The future seems to be ruled by airmen in propeller-driven planes and autogyros – no jets. While this was huge-budget project, the quick shots of the future world clearly show an unsuccessful mix of models and paintings with long shots of hundreds of people in futuristic broad-shouldered outfits. One major error at the beginning of the war scenes is the inclusion of a very futuristic-looking tank among the shots of normal 1930s military tanks—most confusing. Wells thought Metropolis was silly, but it’s the better early sci-fi film. There’s plenty things wrong with our world, but let’s be thankful it didn’t turn out as Wells foresaw, with the State pushing science and technology—as George Orwell put it—”…all in the service of ideas appropriate to the Stone Age.”

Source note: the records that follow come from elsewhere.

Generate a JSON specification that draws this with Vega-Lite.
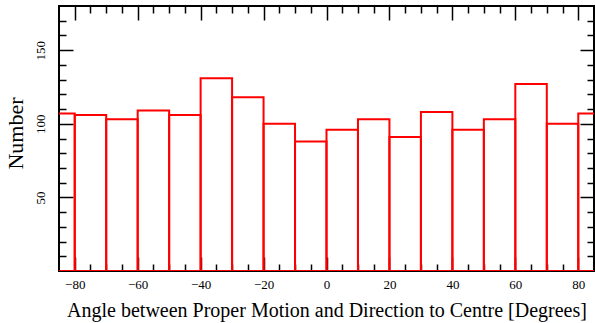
{
  "$schema": "https://vega.github.io/schema/vega-lite/v6.json",
  "width": 535,
  "height": 265,
  "autosize": {"type": "none"},
  "padding": {"left": 59, "top": 6, "right": 1, "bottom": 52},
  "background": "white",
  "config": {
    "view": {"stroke": "black", "strokeWidth": 2},
    "font": "Liberation Serif",
    "axis": {
      "domain": false,
      "grid": false,
      "zindex": 1,
      "tickColor": "black",
      "tickWidth": 1.5,
      "labelColor": "black",
      "labelFont": "Liberation Serif",
      "labelFontSize": 13,
      "titleFont": "Liberation Serif",
      "titleFontWeight": "normal",
      "titleColor": "black"
    }
  },
  "data": {
    "values": [
      {"start": -90, "end": -80, "count": 107},
      {"start": -80, "end": -70, "count": 106},
      {"start": -70, "end": -60, "count": 103},
      {"start": -60, "end": -50, "count": 109},
      {"start": -50, "end": -40, "count": 106},
      {"start": -40, "end": -30, "count": 131},
      {"start": -30, "end": -20, "count": 118},
      {"start": -20, "end": -10, "count": 100},
      {"start": -10, "end": 0, "count": 88},
      {"start": 0, "end": 10, "count": 96},
      {"start": 10, "end": 20, "count": 103},
      {"start": 20, "end": 30, "count": 91},
      {"start": 30, "end": 40, "count": 108},
      {"start": 40, "end": 50, "count": 96},
      {"start": 50, "end": 60, "count": 103},
      {"start": 60, "end": 70, "count": 127},
      {"start": 70, "end": 80, "count": 100},
      {"start": 80, "end": 90, "count": 107}
    ]
  },
  "layer": [
    {
      "mark": {"type": "rect", "fill": null, "fillOpacity": 0, "stroke": "#ff0000", "strokeWidth": 2, "clip": true},
      "encoding": {
        "x": {
          "field": "start", "type": "quantitative",
          "scale": {"domain": [-85, 85], "nice": false, "zero": false},
          "axis": {
            "orient": "bottom",
            "values": [-80, -75, -70, -65, -60, -55, -50, -45, -40, -35, -30, -25, -20, -15, -10, -5, 0, 5, 10, 15, 20, 25, 30, 35, 40, 45, 50, 55, 60, 65, 70, 75, 80],
            "labelExpr": "datum.value % 20 === 0 ? replace(format(datum.value, 'd'), '-', '\u2212') : ''",
            "tickSize": {"condition": {"test": "datum.value % 20 === 0", "value": -14}, "value": -7},
            "labelFont": "Liberation Serif",
            "labelFontSize": 13,
            "labelPadding": 21,
            "labelBaseline": "top",
            "labelFlush": false,
            "labelOverlap": false,
            "title": "Angle between Proper Motion and Direction to Centre [Degrees]",
            "titleFont": "Liberation Serif",
            "titleFontSize": 20,
            "titleBaseline": "alphabetic",
            "titleY": 45
          }
        },
        "x2": {"field": "end"},
        "y": {
          "field": "count", "type": "quantitative",
          "scale": {"domain": [0, 180], "nice": false},
          "axis": {
            "orient": "left",
            "values": [10, 20, 30, 40, 50, 60, 70, 80, 90, 100, 110, 120, 130, 140, 150, 160, 170],
            "labelExpr": "datum.value % 50 === 0 ? datum.label : ''",
            "tickSize": {"condition": {"test": "datum.value % 50 === 0", "value": -14}, "value": -7},
            "labelFont": "Liberation Serif",
            "labelFontSize": 13,
            "labelAngle": -90,
            "labelAlign": "center",
            "labelBaseline": "bottom",
            "labelPadding": 26,
            "labelFlush": false,
            "labelOverlap": false,
            "title": "Number",
            "titleFont": "Liberation Serif",
            "titleFontSize": 22,
            "titleAngle": -90,
            "titleBaseline": "alphabetic",
            "titleX": -37,
            "titleY": 127
          }
        },
        "y2": {"datum": 0}
      }
    },
    {
      "mark": {"type": "rect", "opacity": 0},
      "encoding": {
        "x": {
          "field": "start", "type": "quantitative",
          "axis": {
            "orient": "top",
            "values": [-80, -75, -70, -65, -60, -55, -50, -45, -40, -35, -30, -25, -20, -15, -10, -5, 0, 5, 10, 15, 20, 25, 30, 35, 40, 45, 50, 55, 60, 65, 70, 75, 80],
            "labels": false,
            "tickSize": {"condition": {"test": "datum.value % 20 === 0", "value": -14}, "value": -7},
            "title": null
          }
        },
        "x2": {"field": "end"},
        "y": {
          "field": "count", "type": "quantitative",
          "axis": {
            "orient": "right",
            "values": [10, 20, 30, 40, 50, 60, 70, 80, 90, 100, 110, 120, 130, 140, 150, 160, 170],
            "labels": false,
            "tickSize": {"condition": {"test": "datum.value % 50 === 0", "value": -14}, "value": -7},
            "title": null
          }
        },
        "y2": {"datum": 0}
      }
    }
  ],
  "resolve": {"axis": {"x": "independent", "y": "independent"}}
}
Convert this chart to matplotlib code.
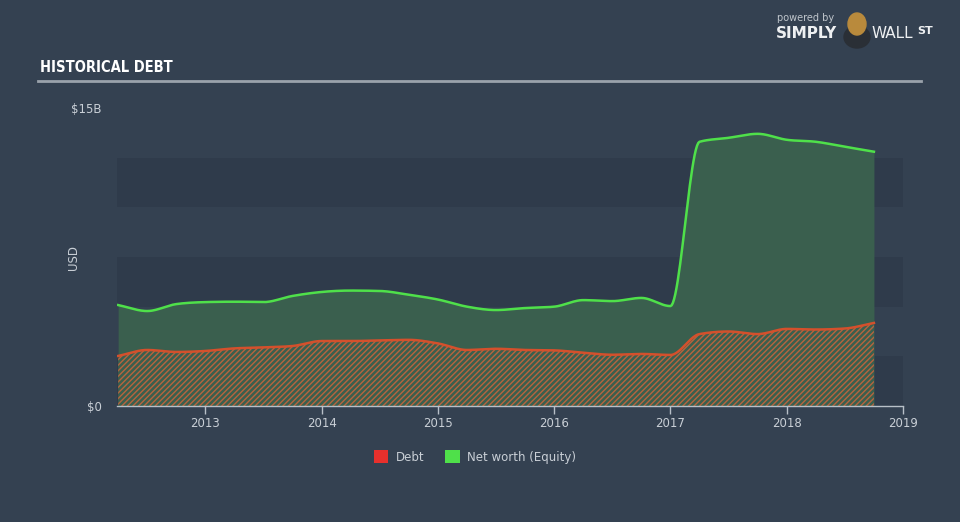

After having watched terribly faded and worn-out prints of Things To Come it was a pleasure to see this gorgeous remastering from Criterion, especially on Blu-ray.  At one point the original feature was 117 minutes long, but like 2001: A Space Odyssey, it got cut and we’ll never see those portions. The audio commentary track by David Kalat is worth hearing on a second viewing of the remastering—he’s done about 30 audio commentaries before so he knows what he’s doing.  Bliss’s music is OK, but it overuses the war-march theme, it’s poor mono, and I prefer his suite of the film music on CD.